-- Problem requirements --
The material below should be written out in full and exactly; pictures stay out of the copy.

-- Dataset content --

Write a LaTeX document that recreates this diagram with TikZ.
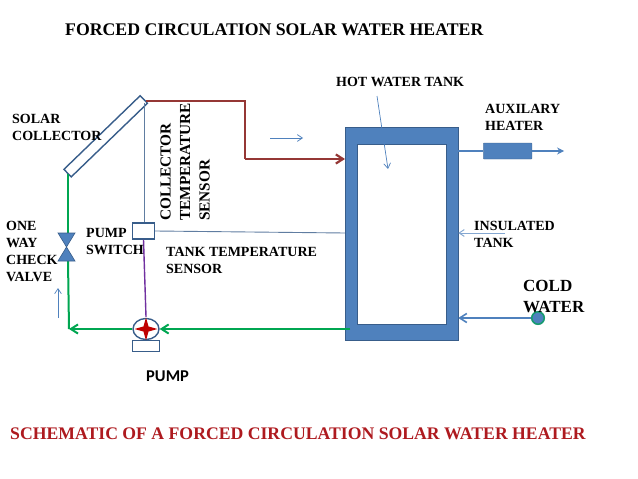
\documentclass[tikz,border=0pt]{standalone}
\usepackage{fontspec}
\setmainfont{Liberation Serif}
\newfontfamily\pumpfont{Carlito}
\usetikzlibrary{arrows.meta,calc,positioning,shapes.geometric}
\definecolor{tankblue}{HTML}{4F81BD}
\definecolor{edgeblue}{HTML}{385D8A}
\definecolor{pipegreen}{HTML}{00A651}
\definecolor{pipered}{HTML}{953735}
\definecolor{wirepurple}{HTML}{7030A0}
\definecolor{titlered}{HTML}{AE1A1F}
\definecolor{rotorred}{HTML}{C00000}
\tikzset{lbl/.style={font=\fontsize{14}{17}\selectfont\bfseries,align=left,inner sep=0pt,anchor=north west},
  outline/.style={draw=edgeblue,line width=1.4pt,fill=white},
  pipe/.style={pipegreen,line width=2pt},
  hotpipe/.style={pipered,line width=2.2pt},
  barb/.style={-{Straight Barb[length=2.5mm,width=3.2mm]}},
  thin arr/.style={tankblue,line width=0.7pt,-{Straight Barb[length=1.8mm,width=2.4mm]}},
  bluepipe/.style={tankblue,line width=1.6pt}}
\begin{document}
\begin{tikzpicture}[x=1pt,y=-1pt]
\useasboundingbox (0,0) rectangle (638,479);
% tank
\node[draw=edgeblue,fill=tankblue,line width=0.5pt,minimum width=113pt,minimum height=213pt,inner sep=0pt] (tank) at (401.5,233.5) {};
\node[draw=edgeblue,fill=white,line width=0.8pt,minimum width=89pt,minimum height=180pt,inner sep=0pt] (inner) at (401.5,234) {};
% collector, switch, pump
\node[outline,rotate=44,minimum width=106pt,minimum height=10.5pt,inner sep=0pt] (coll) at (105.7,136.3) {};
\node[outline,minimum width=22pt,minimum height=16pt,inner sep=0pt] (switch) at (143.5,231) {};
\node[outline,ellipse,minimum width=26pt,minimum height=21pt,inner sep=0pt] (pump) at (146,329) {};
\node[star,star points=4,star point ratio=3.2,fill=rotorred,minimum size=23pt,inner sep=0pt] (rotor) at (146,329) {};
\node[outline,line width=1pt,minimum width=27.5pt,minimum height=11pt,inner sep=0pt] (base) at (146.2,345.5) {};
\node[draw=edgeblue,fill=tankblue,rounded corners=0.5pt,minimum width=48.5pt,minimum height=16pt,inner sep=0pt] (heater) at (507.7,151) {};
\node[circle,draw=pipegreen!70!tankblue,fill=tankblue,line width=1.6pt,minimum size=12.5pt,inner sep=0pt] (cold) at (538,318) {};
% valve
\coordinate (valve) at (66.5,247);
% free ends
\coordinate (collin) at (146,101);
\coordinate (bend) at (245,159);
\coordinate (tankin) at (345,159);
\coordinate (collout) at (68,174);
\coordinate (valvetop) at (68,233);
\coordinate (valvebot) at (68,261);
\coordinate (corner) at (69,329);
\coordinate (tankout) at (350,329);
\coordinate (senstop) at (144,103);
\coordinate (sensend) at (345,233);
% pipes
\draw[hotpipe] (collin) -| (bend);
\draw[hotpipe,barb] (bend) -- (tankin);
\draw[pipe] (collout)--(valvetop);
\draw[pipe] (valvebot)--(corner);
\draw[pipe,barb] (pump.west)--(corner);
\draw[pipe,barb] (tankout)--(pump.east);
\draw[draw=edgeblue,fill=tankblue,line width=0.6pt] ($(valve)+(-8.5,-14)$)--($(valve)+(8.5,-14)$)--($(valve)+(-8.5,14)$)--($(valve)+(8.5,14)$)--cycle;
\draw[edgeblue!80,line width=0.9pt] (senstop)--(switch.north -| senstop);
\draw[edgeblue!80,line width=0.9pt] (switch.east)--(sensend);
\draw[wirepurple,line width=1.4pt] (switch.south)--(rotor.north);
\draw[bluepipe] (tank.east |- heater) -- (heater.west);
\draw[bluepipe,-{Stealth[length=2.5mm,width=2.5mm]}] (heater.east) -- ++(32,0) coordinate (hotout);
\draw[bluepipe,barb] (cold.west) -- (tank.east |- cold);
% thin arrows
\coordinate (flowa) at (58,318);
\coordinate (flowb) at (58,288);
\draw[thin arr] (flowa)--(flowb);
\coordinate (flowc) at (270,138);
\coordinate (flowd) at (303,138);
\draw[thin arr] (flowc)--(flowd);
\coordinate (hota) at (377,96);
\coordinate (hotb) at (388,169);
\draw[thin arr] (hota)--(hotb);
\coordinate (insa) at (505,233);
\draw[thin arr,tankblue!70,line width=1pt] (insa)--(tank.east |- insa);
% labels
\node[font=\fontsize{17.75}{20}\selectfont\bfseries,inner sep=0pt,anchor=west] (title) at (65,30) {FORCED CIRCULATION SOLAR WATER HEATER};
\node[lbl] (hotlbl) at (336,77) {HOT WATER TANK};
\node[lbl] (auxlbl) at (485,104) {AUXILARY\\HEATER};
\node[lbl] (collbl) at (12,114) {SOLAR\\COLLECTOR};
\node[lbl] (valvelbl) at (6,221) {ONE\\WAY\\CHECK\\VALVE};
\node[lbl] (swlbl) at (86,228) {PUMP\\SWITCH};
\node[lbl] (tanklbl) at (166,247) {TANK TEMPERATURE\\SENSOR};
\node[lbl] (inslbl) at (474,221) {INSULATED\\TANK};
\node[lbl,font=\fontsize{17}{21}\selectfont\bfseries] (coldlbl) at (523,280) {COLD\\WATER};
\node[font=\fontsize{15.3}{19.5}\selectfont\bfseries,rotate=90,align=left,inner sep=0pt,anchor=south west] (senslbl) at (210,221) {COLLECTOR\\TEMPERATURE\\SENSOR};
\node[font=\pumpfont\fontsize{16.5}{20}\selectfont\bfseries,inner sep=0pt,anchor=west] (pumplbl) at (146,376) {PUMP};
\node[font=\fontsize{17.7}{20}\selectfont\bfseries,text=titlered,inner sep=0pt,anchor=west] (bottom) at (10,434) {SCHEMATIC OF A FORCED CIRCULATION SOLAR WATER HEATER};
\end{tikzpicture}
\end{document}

-- Exercise result --
Write a LaTeX document that recreates this diagram with TikZ.
\documentclass[tikz,border=0pt]{standalone}
\usepackage{fontspec}
\setmainfont{Liberation Serif}
\newfontfamily\pumpfont{Carlito}
\usetikzlibrary{arrows.meta,calc,positioning,shapes.geometric}
\definecolor{tankblue}{HTML}{4F81BD}
\definecolor{edgeblue}{HTML}{385D8A}
\definecolor{pipegreen}{HTML}{00A651}
\definecolor{pipered}{HTML}{953735}
\definecolor{wirepurple}{HTML}{7030A0}
\definecolor{titlered}{HTML}{AE1A1F}
\definecolor{rotorred}{HTML}{C00000}
\tikzset{lbl/.style={font=\fontsize{14}{17}\selectfont\bfseries,align=left,inner sep=0pt,anchor=north west},
  outline/.style={draw=edgeblue,line width=1.4pt,fill=white},
  pipe/.style={pipegreen,line width=2pt},
  hotpipe/.style={pipered,line width=2.2pt},
  barb/.style={-{Straight Barb[length=2.5mm,width=3.2mm]}},
  thin arr/.style={tankblue,line width=0.7pt,-{Straight Barb[length=1.8mm,width=2.4mm]}},
  bluepipe/.style={tankblue,line width=1.6pt}}
\begin{document}
\begin{tikzpicture}[x=1pt,y=-1pt]
\useasboundingbox (0,0) rectangle (638,479);
% tank
\node[draw=edgeblue,fill=tankblue,line width=0.5pt,minimum width=113pt,minimum height=213pt,inner sep=0pt] (tank) at (401.5,233.5) {};
\node[draw=edgeblue,fill=white,line width=0.8pt,minimum width=89pt,minimum height=180pt,inner sep=0pt] (inner) at (401.5,234) {};
% collector, switch, pump
\node[outline,rotate=44,minimum width=106pt,minimum height=10.5pt,inner sep=0pt] (coll) at (105.7,136.3) {};
\node[outline,minimum width=22pt,minimum height=16pt,inner sep=0pt] (switch) at (143.5,231) {};
\node[outline,ellipse,minimum width=26pt,minimum height=21pt,inner sep=0pt] (pump) at (146,329) {};
\node[star,star points=4,star point ratio=3.2,fill=rotorred,minimum size=23pt,inner sep=0pt] (rotor) at (146,329) {};
\node[outline,line width=1pt,minimum width=27.5pt,minimum height=11pt,inner sep=0pt] (base) at (146.2,345.5) {};
\node[draw=edgeblue,fill=tankblue,rounded corners=0.5pt,minimum width=48.5pt,minimum height=16pt,inner sep=0pt] (heater) at (507.7,151) {};
\node[circle,draw=pipegreen!70!tankblue,fill=tankblue,line width=1.6pt,minimum size=12.5pt,inner sep=0pt] (cold) at (538,318) {};
% valve
\coordinate (valve) at (66.5,247);
% free ends
\coordinate (collin) at (146,101);
\coordinate (bend) at (245,159);
\coordinate (tankin) at (345,159);
\coordinate (collout) at (68,174);
\coordinate (valvetop) at (68,233);
\coordinate (valvebot) at (68,261);
\coordinate (corner) at (69,329);
\coordinate (tankout) at (350,329);
\coordinate (senstop) at (144,103);
\coordinate (sensend) at (345,233);
% pipes
\draw[hotpipe] (collin) -| (bend);
\draw[hotpipe,barb] (bend) -- (tankin);
\draw[pipe] (collout)--(valvetop);
\draw[pipe] (valvebot)--(corner);
\draw[pipe,barb] (pump.west)--(corner);
\draw[pipe,barb] (tankout)--(pump.east);
\draw[draw=edgeblue,fill=tankblue,line width=0.6pt] ($(valve)+(-8.5,-14)$)--($(valve)+(8.5,-14)$)--($(valve)+(-8.5,14)$)--($(valve)+(8.5,14)$)--cycle;
\draw[edgeblue!80,line width=0.9pt] (senstop)--(switch.north -| senstop);
\draw[edgeblue!80,line width=0.9pt] (switch.east)--(sensend);
\draw[wirepurple,line width=1.4pt] (switch.south)--(rotor.north);
\draw[bluepipe] (tank.east |- heater) -- (heater.west);
\draw[bluepipe,-{Stealth[length=2.5mm,width=2.5mm]}] (heater.east) -- ++(32,0) coordinate (hotout);
\draw[bluepipe,barb] (cold.west) -- (tank.east |- cold);
% thin arrows
\coordinate (flowa) at (58,318);
\coordinate (flowb) at (58,288);
\draw[thin arr] (flowa)--(flowb);
\coordinate (flowc) at (270,138);
\coordinate (flowd) at (303,138);
\draw[thin arr] (flowc)--(flowd);
\coordinate (hota) at (377,96);
\coordinate (hotb) at (388,169);
\draw[thin arr] (hota)--(hotb);
\coordinate (insa) at (505,233);
\draw[thin arr,tankblue!70,line width=1pt] (insa)--(tank.east |- insa);
% labels
\node[font=\fontsize{17.75}{20}\selectfont\bfseries,inner sep=0pt,anchor=west] (title) at (65,30) {FORCED CIRCULATION SOLAR WATER HEATER};
\node[lbl] (hotlbl) at (336,77) {HOT WATER TANK};
\node[lbl] (auxlbl) at (485,104) {AUXILARY\\HEATER};
\node[lbl] (collbl) at (12,114) {SOLAR\\COLLECTOR};
\node[lbl] (valvelbl) at (6,221) {ONE\\WAY\\CHECK\\VALVE};
\node[lbl] (swlbl) at (86,228) {PUMP\\SWITCH};
\node[lbl] (tanklbl) at (166,247) {TANK TEMPERATURE\\SENSOR};
\node[lbl] (inslbl) at (474,221) {INSULATED\\TANK};
\node[lbl,font=\fontsize{17}{21}\selectfont\bfseries] (coldlbl) at (523,280) {COLD\\WATER};
\node[font=\fontsize{15.3}{19.5}\selectfont\bfseries,rotate=90,align=left,inner sep=0pt,anchor=south west] (senslbl) at (210,221) {COLLECTOR\\TEMPERATURE\\SENSOR};
\node[font=\pumpfont\fontsize{16.5}{20}\selectfont\bfseries,inner sep=0pt,anchor=west] (pumplbl) at (146,376) {PUMP};
\node[font=\fontsize{17.7}{20}\selectfont\bfseries,text=titlered,inner sep=0pt,anchor=west] (bottom) at (10,434) {SCHEMATIC OF A FORCED CIRCULATION SOLAR WATER HEATER};
\end{tikzpicture}
\end{document}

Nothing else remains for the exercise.